Regarding the size issue, there are actually two different issues:

- The kernel size is currently limited to 6 MB (this includes text,
  data, and bss).  2 MB is reserved for the stack (and other stuff, maybe?).
  This is an issue for the install kernel, as the ramdisk image is included
  in that 6 MB.  A new bootloader wouldn't help with this problem.
  Possible solutions to this are a) make the kernel smaller, b) make
  the ramdisk image smaller, c) allow the kernel to be larger than 6
  MB, possibly by decreasing the consumed stack space, or possibly by
  rejiggering things so the kernel can span more than one chunk of
  SDRAM.  The first two are easy; the last one is hard (I don't think
  it's impossible ... probably annoying).
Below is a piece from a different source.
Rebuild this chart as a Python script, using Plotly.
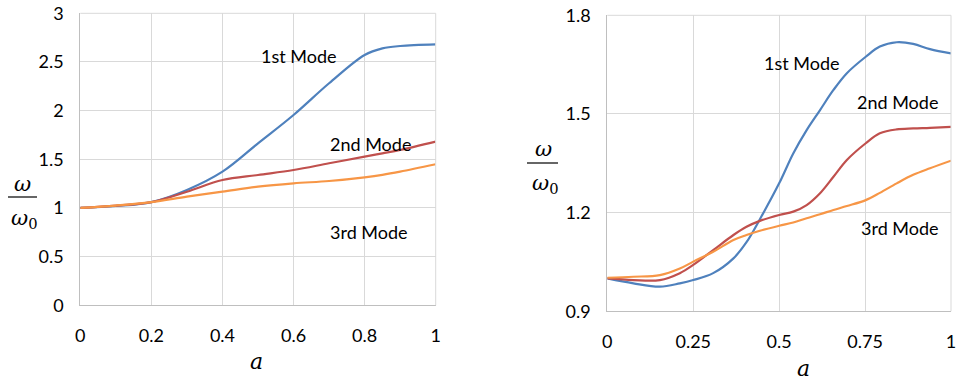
import plotly.graph_objects as go

# Left panel: frequency ratio vs a (range 0..1)
a_left = [0.0, 0.1, 0.2, 0.3, 0.4, 0.5, 0.6, 0.7, 0.8, 0.85, 0.9, 1.0]
left_mode1 = [1.00, 1.02, 1.06, 1.185, 1.373, 1.664, 1.955, 2.281, 2.572, 2.64, 2.664, 2.68]
left_mode2 = [1.00, 1.025, 1.06, 1.167, 1.287, 1.339, 1.39, 1.459, 1.527, 1.561, 1.596, 1.681]
left_mode3 = [1.00, 1.025, 1.06, 1.116, 1.167, 1.219, 1.253, 1.277, 1.315, 1.34, 1.373, 1.449]

# Right panel
a_right = [0.0, 0.076, 0.153, 0.211, 0.25, 0.308, 0.367, 0.405, 0.444, 0.5, 0.541,
           0.58, 0.619, 0.658, 0.697, 0.752, 0.793, 0.842, 0.89, 0.939, 1.0]
right_mode1 = [1.000, 0.985, 0.975, 0.985, 0.995, 1.016, 1.061, 1.110, 1.180, 1.289, 1.380,
               1.451, 1.512, 1.573, 1.624, 1.674, 1.705, 1.718, 1.713, 1.697, 1.684]
right_mode2 = [1.000, 0.995, 0.995, 1.016, 1.041, 1.086, 1.132, 1.157, 1.175, 1.193, 1.203,
               1.223, 1.259, 1.309, 1.360, 1.411, 1.441, 1.453, 1.456, 1.458, 1.461]
right_mode3 = [1.002, 1.005, 1.010, 1.030, 1.051, 1.081, 1.117, 1.132, 1.145, 1.160, 1.170,
               1.183, 1.195, 1.208, 1.220, 1.238, 1.260, 1.289, 1.315, 1.335, 1.358]

left_xticks = [0, 0.2, 0.4, 0.6, 0.8, 1]
left_yticks = [0, 0.5, 1, 1.5, 2, 2.5, 3]
right_xticks = [0, 0.25, 0.5, 0.75, 1]
right_yticks = [0.9, 1.2, 1.5, 1.8]

mode_names = ["1st Mode", "2nd Mode", "3rd Mode"]
colors = ["#4F81BD", "#C0504D", "#F79646"]

W, H = 957, 381
FONT = "Lato"
GRID = "#D9D9D9"
AXLINE = "#BFBFBF"

fig = go.Figure()

for ys, c, n in zip([left_mode1, left_mode2, left_mode3], colors, mode_names):
    fig.add_trace(go.Scatter(x=a_left, y=ys, mode="lines", name=n,
                             line=dict(color=c, width=2.2, shape="spline", smoothing=1),
                             xaxis="x", yaxis="y", showlegend=False))
for ys, c, n in zip([right_mode1, right_mode2, right_mode3], colors, mode_names):
    fig.add_trace(go.Scatter(x=a_right, y=ys, mode="lines", name=n,
                             line=dict(color=c, width=2.2, shape="spline", smoothing=1),
                             xaxis="x2", yaxis="y2", showlegend=False))

def axis(domain, rng, ticks, anchor, texts=None):
    return dict(domain=domain, range=rng, tickvals=ticks,
                ticktext=texts if texts else [f"{t:g}" for t in ticks],
                showgrid=True, gridcolor=GRID, gridwidth=1,
                showline=True, linecolor=AXLINE, linewidth=1, mirror=False,
                zeroline=False, ticks="", anchor=anchor, fixedrange=True,
                automargin=False,
                tickfont=dict(family=FONT, size=18, color="#000"))

px = lambda v: v / W
py = lambda v: 1 - v / H

fig.update_layout(
    width=W, height=H,
    margin=dict(l=0, r=0, t=0, b=0),
    paper_bgcolor="white", plot_bgcolor="white",
    xaxis=axis([px(80.3), px(435.7)], [0, 1], left_xticks, "y"),
    yaxis=axis([py(305.3), py(13.3)], [0, 3], left_yticks, "x"),
    xaxis2=axis([px(607.3), px(951)], [0, 1], right_xticks, "y2"),
    yaxis2=axis([py(311.3), py(15.3)], [0.9, 1.8], right_yticks, "x2",
                texts=["0.9", "1.2", "1.5", "1.8"]),
)
fig.update_xaxes(ticklabelstandoff=14)
fig.update_yaxes(ticklabelstandoff=12)

# Border gridlines along the top and right edges
shapes = []
for (x0, x1, y0, y1) in [(px(80.3), px(435.7), py(305.3), py(13.3)),
                         (px(607.3), px(951), py(311.3), py(15.3))]:
    shapes.append(dict(type="line", xref="paper", yref="paper", x0=x1, x1=x1, y0=y0, y1=y1,
                       line=dict(color=GRID, width=1)))
    shapes.append(dict(type="line", xref="paper", yref="paper", x0=x0, x1=x1, y0=y1, y1=y1,
                       line=dict(color=GRID, width=1)))

# Fraction bars for the ω/ω0 axis titles
shapes.append(dict(type="line", xref="paper", yref="paper", x0=px(8), x1=px(37),
                   y0=py(197), y1=py(197), line=dict(color="#000", width=1.2)))
shapes.append(dict(type="line", xref="paper", yref="paper", x0=px(527), x1=px(558),
                   y0=py(163), y1=py(163), line=dict(color="#000", width=1.2)))

MATH = "DejaVu Serif"
ann = []
def text(x, y, s, size=18, family=FONT, italic=False):
    ann.append(dict(xref="paper", yref="paper", x=px(x), y=py(y), text=s, showarrow=False,
                    xanchor="center", yanchor="middle",
                    font=dict(family=family, size=size, color="#000",
                              style="italic" if italic else "normal")))

OMEGA0 = 'ω<sub><span style="font-style:normal">0</span></sub>'

# Axis titles
text(22, 184, "ω", size=21, family=MATH, italic=True)
text(24, 219, OMEGA0, size=21, family=MATH, italic=True)
text(543, 149, "ω", size=21, family=MATH, italic=True)
text(545, 184, OMEGA0, size=21, family=MATH, italic=True)
text(256, 361, "a", size=22, family=MATH, italic=True)
text(803, 368, "a", size=22, family=MATH, italic=True)

# Curve labels
text(299, 56, "1st Mode")
text(370, 144, "2nd Mode")
text(369, 232, "3rd Mode")
text(802, 63, "1st Mode")
text(897, 102, "2nd Mode")
text(900, 228, "3rd Mode")

fig.update_layout(shapes=shapes, annotations=ann)

fig.write_html("out.html")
- The way that NetBSD currently boots on the TS-7200 (for a normal install)
  is a gzipped kernel image is stored in flash memory, along with a
  stub decompressor.  At boot time the compressed kernel image is
  uncompressed into SDRAM and then run as normal.  This gzipped image
  is limited to (I think) 1.4 MB.  This is a problem for the
  distributed normal TS7200 kernel, which ends up being larger than
  what will fit into flash.  Possible solutions include a) shrinking
  the kernel, b) using more flash space (Jesse, is that possible?  I
  think a chunk of the flash is taken up by the Linux flash
  filesystem), c) use an alternate bootloader.  A Linux-based
  bootloader could possibly help with this problem.  But it won't work
  out-of-the-box ... normally NetBSD uses a BSD filesystem, and from
  what Jesse said the bootloader reads files off of an ext2 partition.
  Jesse's bootloader could be modified to read off of a BSD filesystem,
  or we could create a small ext2 filesystem to store the kernel on
  (partitioning might be a problem, as I believe it requires a MBR,
  and normally we don't have one for evbarm platforms).

>What I would like is to have ongoing support for the TS-7200 because I
>am keen to use it in my project. If NetBSD can't support it then I
>would rather move to different hardware rather than a different OS.

Well, I have NetBSD 4.0.1 running on my TS7200.  I feel confident we
can get you going; we just need to figure out what's going wrong.